Refrigerator and Washing Machine
Refrigerator drip pans can attract mold if water, dirt, and bacteria stay stagnant. Mold can also grow on a washing machine’s door seal, as it stays damp and humid between washings.
If you put away your towels before they dry thoroughly, you might be asking for trouble: mold could grow between your towels, with the potential to spread into the rest of your linens.
To avoid the buildup of mold, the best thing you can do is dry your kitchen and bathroom as much as possible:
- If you have a window, open it up to ventilate the room and let out the humidity.
- Clean your refrigerator’s drip tray regularly and open your washing machine’s door to let it ventilate and dry between washings.
- Check under the sink for pipe leaks and fix them immediately.
- The most effective advice is to try and keep your belongings dry and clean to stop the development of mold.
If your carpet smells musty or has stains and discoloration, you probably have a mold problem. Mold spore growth is helped along by dust, dirt, and skin cells found in carpets, which act as a source of nutrition for them. Also, carpets lock in humidity thanks to their fuzzy composition.
Carpets need to be vacuumed regularly to suck away bacteria, dirt, dust, and pet dander. This will leave behind less food for mold to feed on.
Cleaning your carpets with an appropriate carpet detergent can be helpful, as long as you dry it thoroughly: any residual humidity will help the mold growth cycle. Likewise, if there is a water spill, dry it immediately to stop mold from growing.
Walls, Drywall, Wallpaper, and Floors
Walls, drywall, and wallpaper can hide mold.
If your wall is displaying discoloration and swelling, it probably means you have humidity and mold behind.
Likewise, wallpaper can hide mold. Mold feeds on the cellulose found in wallpaper. If your wallpaper is peeling, you probably have a mold growth problem.
Be careful when you remove the wallpaper! You may be releasing mold spores into the air. It’s best to leave it to experts, who will clean the area first and disinfect it.
Any water leak can go undetected under your floorboards. As water accumulates, mold does too. It’s difficult to check under your floor for any leaks. By the time you notice a problem, the damage has been done, and you’ll need a mitigation and restoration company to take care of your water and mold problem.
Attic: Be Careful What You Store
Our attics are filled with items we haven’t touched in years. Toys, important papers, and furniture can all become infested with mold.
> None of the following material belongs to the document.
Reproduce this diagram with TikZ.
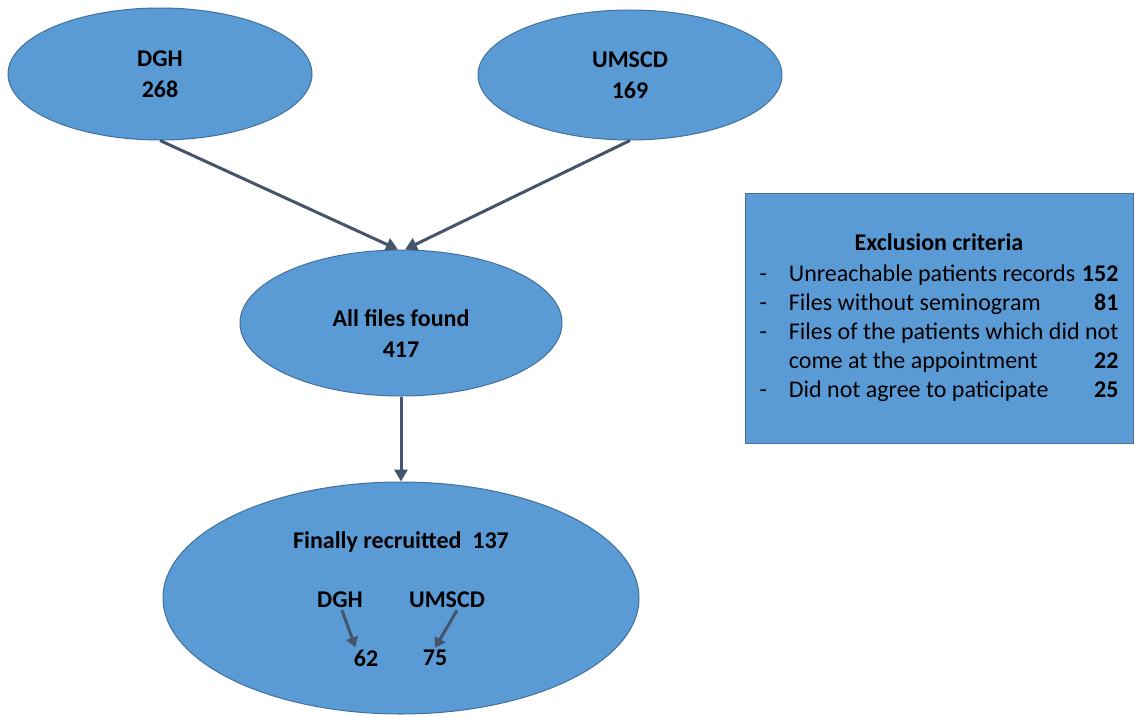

Paper—just like wallpaper—is made of cellulose which mold feeds on. If your attic is too humid, mold spores will develop and will find cellulose to feast on. Books are particularly susceptible to this. Similarly, toys and furniture can become overrun with mold if they aren’t cleaned regularly.
Make sure your attic is cleaned frequently and well ventilated. Ensure it is properly insulated, and that there are no roof leaks or other humidity issues.
Doors and Windows
Condensation can build on window sills and around doors, especially in winter. This condensation offers a perfect humid environment for mold to build up.
The best you can do is clean the condensation. If you can afford it, invest in good insulation, which will prevent condensation and help keep humidity and cold from entering your home. If you see mold developing on your window sill, clean it immediately.
If you see the problem persists and expands, it’s time to call in the experts.
Stopping Mold from Building up
The only way to stop mold is to give it as little space as possible to grow. For homeowners, this means keeping your house clean and dry.
A dehumidifier will not solve your mold problem, but will take away the humidity that mold spores love. By having relatively dry ambient air, mold will find it harder to develop and expand. Dehumidifiers don’t kill mold, but they do prevent its growth.
When you are cleaning, make sure to dust and vacuum so you don’t offer mold any breeding and feasting grounds.
If, however, you see serious mold damage, it’s best to call an experienced mitigation and remediation company, which will sterilize and disinfect the area, fix the problem, and provide you with a clean and healthy home environment.